*Excerpted data*.
# # #

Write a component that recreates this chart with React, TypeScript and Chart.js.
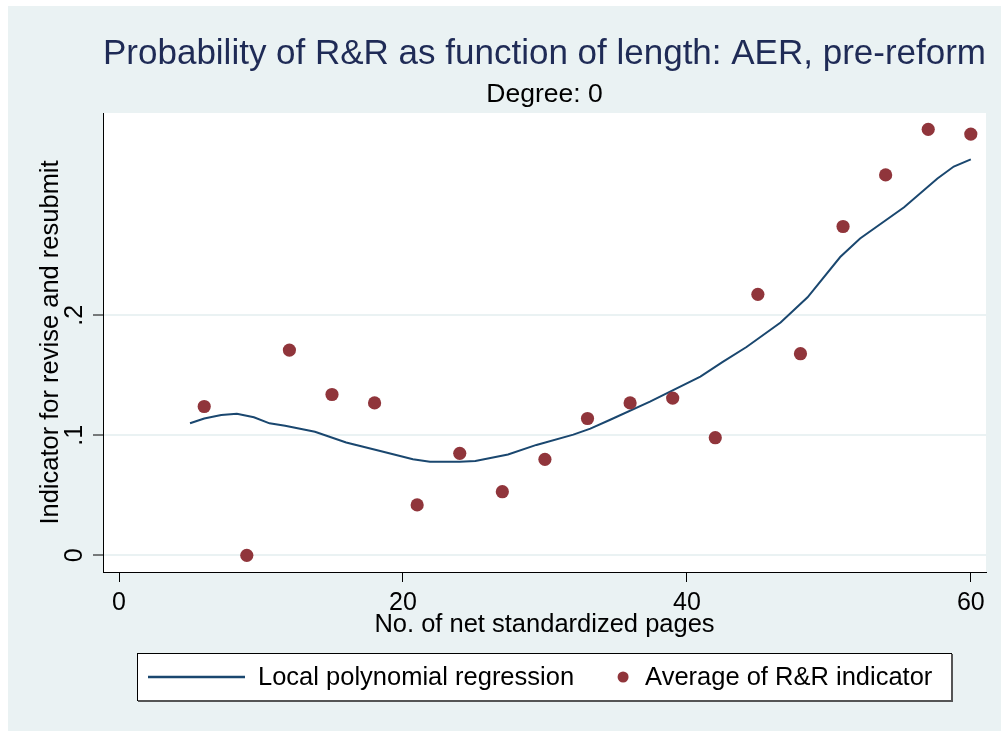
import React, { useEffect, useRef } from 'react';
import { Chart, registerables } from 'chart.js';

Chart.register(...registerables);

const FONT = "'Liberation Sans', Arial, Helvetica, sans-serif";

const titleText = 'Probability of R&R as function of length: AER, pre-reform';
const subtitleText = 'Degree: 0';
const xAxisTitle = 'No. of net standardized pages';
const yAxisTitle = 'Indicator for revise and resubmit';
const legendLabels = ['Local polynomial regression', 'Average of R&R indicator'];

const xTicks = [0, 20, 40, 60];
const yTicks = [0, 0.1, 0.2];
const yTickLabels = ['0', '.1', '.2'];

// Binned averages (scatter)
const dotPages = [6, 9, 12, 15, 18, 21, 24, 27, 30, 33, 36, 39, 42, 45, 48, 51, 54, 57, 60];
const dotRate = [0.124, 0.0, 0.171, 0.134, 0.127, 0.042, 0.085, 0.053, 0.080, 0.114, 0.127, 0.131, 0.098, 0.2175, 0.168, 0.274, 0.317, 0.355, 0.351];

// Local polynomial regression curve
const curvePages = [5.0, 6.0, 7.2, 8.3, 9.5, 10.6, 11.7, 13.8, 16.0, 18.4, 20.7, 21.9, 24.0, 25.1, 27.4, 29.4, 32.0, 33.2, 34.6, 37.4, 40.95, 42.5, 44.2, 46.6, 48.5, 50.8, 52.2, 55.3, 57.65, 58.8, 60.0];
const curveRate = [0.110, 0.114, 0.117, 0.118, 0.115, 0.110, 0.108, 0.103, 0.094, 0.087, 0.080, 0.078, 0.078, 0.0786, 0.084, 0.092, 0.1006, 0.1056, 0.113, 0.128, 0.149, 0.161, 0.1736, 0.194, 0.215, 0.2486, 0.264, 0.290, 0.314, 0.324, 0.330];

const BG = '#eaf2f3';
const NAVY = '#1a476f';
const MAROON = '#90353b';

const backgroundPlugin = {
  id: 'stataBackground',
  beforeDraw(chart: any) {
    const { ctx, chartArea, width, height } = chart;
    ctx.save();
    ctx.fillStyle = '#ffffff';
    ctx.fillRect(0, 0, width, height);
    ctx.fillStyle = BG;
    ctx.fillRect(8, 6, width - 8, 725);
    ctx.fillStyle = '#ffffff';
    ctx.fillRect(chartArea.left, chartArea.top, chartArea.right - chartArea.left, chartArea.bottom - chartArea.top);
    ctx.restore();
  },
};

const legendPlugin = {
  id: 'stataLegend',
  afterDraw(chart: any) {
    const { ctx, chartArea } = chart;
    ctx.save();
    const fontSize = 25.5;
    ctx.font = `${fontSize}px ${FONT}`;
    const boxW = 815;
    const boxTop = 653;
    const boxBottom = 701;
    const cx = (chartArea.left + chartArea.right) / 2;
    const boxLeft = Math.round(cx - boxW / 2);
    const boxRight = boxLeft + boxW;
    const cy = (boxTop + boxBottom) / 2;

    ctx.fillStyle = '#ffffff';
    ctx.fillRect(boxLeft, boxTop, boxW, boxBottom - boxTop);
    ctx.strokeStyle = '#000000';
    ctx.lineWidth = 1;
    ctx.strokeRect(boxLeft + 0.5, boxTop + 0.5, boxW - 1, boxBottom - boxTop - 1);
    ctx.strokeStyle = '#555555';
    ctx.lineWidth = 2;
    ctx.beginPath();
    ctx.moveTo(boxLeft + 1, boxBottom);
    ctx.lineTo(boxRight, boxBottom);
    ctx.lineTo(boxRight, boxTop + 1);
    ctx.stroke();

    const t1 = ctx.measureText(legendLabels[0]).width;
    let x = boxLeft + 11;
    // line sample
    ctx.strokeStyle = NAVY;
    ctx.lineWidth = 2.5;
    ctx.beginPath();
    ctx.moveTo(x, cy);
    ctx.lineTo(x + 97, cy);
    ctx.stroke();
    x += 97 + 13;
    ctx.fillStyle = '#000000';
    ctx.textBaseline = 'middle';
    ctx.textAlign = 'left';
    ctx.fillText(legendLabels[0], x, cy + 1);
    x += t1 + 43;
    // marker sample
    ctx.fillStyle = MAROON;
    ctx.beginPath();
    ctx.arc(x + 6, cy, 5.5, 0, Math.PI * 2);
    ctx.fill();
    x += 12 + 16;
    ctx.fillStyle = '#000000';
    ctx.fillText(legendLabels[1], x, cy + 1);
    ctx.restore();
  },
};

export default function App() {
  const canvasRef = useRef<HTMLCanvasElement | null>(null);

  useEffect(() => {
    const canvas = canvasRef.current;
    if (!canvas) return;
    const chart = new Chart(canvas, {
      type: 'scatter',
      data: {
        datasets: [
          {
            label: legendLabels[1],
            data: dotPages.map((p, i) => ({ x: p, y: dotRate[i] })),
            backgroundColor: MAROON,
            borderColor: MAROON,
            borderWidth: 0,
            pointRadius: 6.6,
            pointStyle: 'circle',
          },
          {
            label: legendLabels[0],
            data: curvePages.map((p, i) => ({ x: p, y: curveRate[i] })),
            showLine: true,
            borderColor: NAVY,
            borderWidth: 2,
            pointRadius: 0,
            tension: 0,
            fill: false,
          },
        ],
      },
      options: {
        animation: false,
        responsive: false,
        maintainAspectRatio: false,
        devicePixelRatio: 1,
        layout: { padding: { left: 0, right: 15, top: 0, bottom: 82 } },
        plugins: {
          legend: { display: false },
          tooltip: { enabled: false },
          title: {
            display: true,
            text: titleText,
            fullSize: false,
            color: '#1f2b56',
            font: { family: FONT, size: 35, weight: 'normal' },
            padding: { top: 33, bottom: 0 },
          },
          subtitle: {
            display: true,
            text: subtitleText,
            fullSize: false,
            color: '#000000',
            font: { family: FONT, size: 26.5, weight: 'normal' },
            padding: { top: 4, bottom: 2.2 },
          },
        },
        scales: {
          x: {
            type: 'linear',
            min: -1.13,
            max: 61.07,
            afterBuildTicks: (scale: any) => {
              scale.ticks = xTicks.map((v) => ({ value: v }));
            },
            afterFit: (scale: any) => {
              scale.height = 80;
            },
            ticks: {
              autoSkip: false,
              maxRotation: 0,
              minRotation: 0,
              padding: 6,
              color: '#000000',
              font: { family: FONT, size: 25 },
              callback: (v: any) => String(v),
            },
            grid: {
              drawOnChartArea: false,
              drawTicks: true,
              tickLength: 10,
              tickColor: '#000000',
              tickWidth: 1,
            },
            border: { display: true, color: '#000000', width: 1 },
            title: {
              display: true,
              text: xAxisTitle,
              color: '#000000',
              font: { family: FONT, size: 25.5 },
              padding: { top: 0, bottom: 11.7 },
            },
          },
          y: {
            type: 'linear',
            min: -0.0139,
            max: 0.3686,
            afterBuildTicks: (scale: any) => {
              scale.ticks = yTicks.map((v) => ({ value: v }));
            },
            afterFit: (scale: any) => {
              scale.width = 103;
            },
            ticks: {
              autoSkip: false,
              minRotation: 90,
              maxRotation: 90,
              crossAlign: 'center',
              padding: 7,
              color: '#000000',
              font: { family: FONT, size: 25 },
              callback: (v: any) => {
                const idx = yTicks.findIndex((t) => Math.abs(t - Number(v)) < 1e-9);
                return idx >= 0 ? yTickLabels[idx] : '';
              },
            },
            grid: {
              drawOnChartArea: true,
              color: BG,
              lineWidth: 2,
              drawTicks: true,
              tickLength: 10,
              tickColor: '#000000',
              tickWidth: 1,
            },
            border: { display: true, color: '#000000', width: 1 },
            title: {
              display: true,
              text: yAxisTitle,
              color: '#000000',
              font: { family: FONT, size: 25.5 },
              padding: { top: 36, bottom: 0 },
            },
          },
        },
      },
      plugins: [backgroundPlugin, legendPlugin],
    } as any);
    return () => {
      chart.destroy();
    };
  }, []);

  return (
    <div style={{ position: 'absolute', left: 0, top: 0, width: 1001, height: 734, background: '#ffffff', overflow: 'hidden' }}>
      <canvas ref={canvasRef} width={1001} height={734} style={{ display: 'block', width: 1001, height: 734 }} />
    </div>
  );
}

# # #

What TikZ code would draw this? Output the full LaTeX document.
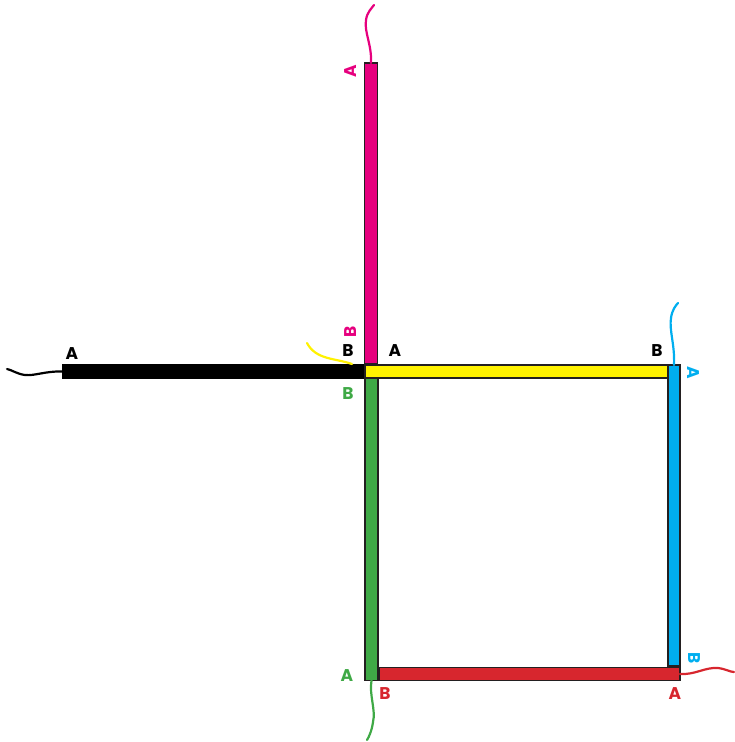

# # #

*What is required*. Above are some entries. Restate word for word the lines from the one holding "Write a component" through the one holding "const MAROON = '#90353b';", but not the pictures.

*Written response*.
Write a component that recreates this chart with React, TypeScript and Chart.js.
import React, { useEffect, useRef } from 'react';
import { Chart, registerables } from 'chart.js';

Chart.register(...registerables);

const FONT = "'Liberation Sans', Arial, Helvetica, sans-serif";

const titleText = 'Probability of R&R as function of length: AER, pre-reform';
const subtitleText = 'Degree: 0';
const xAxisTitle = 'No. of net standardized pages';
const yAxisTitle = 'Indicator for revise and resubmit';
const legendLabels = ['Local polynomial regression', 'Average of R&R indicator'];

const xTicks = [0, 20, 40, 60];
const yTicks = [0, 0.1, 0.2];
const yTickLabels = ['0', '.1', '.2'];

// Binned averages (scatter)
const dotPages = [6, 9, 12, 15, 18, 21, 24, 27, 30, 33, 36, 39, 42, 45, 48, 51, 54, 57, 60];
const dotRate = [0.124, 0.0, 0.171, 0.134, 0.127, 0.042, 0.085, 0.053, 0.080, 0.114, 0.127, 0.131, 0.098, 0.2175, 0.168, 0.274, 0.317, 0.355, 0.351];

// Local polynomial regression curve
const curvePages = [5.0, 6.0, 7.2, 8.3, 9.5, 10.6, 11.7, 13.8, 16.0, 18.4, 20.7, 21.9, 24.0, 25.1, 27.4, 29.4, 32.0, 33.2, 34.6, 37.4, 40.95, 42.5, 44.2, 46.6, 48.5, 50.8, 52.2, 55.3, 57.65, 58.8, 60.0];
const curveRate = [0.110, 0.114, 0.117, 0.118, 0.115, 0.110, 0.108, 0.103, 0.094, 0.087, 0.080, 0.078, 0.078, 0.0786, 0.084, 0.092, 0.1006, 0.1056, 0.113, 0.128, 0.149, 0.161, 0.1736, 0.194, 0.215, 0.2486, 0.264, 0.290, 0.314, 0.324, 0.330];

const BG = '#eaf2f3';
const NAVY = '#1a476f';
const MAROON = '#90353b';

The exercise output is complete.